Residents in Southwest Colorado woke Monday to hazy skies and the scent of smoke. The cause? Prescribed burns on National Forest land north of Cortez.
U.S. Forest Service spokeswoman Lorenna Williams said firefighters began broadcast burns on 1,242 acres in Boggy Draw, with another 344 acres planned for Monday. The burns were ignited by hand and from a helicopter and monitored closely for safety, Williams said.
A steady southwest wind carried smoke aloft, creating hazy skies, Williams said.
“We work with the state for smoke permits and make sure that the smoke impacts – while they are real and they do impact communities – stay below the legal threshold that the state has set for smoke dispersal,” Williams said.
Fire conditions, including wind, aligned perfectly Sunday to safely conduct the burns, Williams said.
Firefighters ignited the burns without concern they would grow out of control.

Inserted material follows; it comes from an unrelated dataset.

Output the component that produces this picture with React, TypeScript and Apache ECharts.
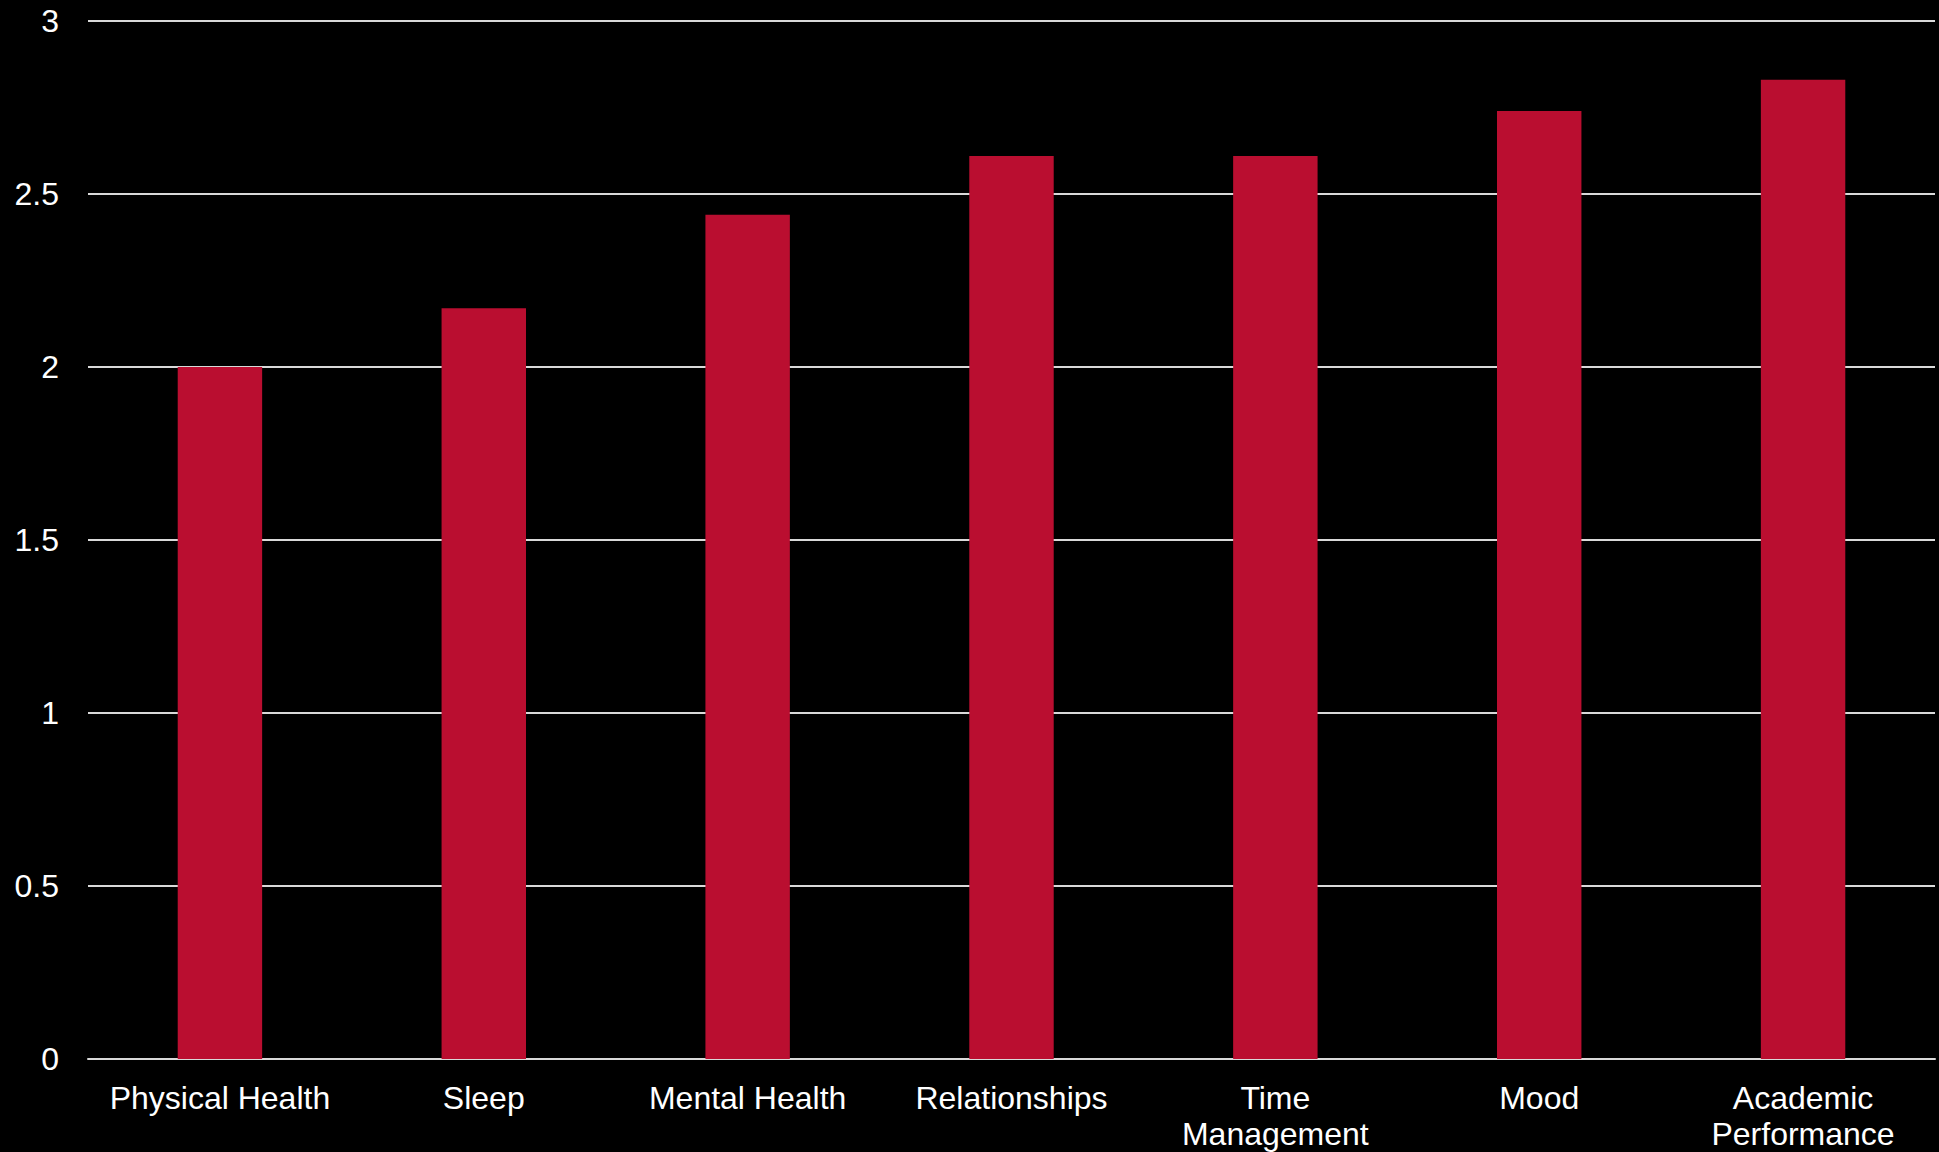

“Oxygen is a critical component to wildfires and prescribed fires, because fire needs oxygen,” Williams said. “What we want is a low, steady wind that’s going to carry that smoke up and away and disperse it very broadly.”
Once the burns in Boggy Draw are wrapped up, firefighters may return to Sauls Creek outside of Bayfield to conduct additional prescribed burns, Williams said. That work is weather-dependent, she said, but with another wet spring storm forecast for the weekend, conditions look favorable.
“We love to time prescribed fires in those nice, clear days with a steady breeze, right before a little bit of rain comes in,” Williams said.
Burning in Sauls Creek could also create smoke impacts, though those will be more concentrated to Bayfield, Ignacio and the U.S. Highway 160 corridor east of Durango, Williams said.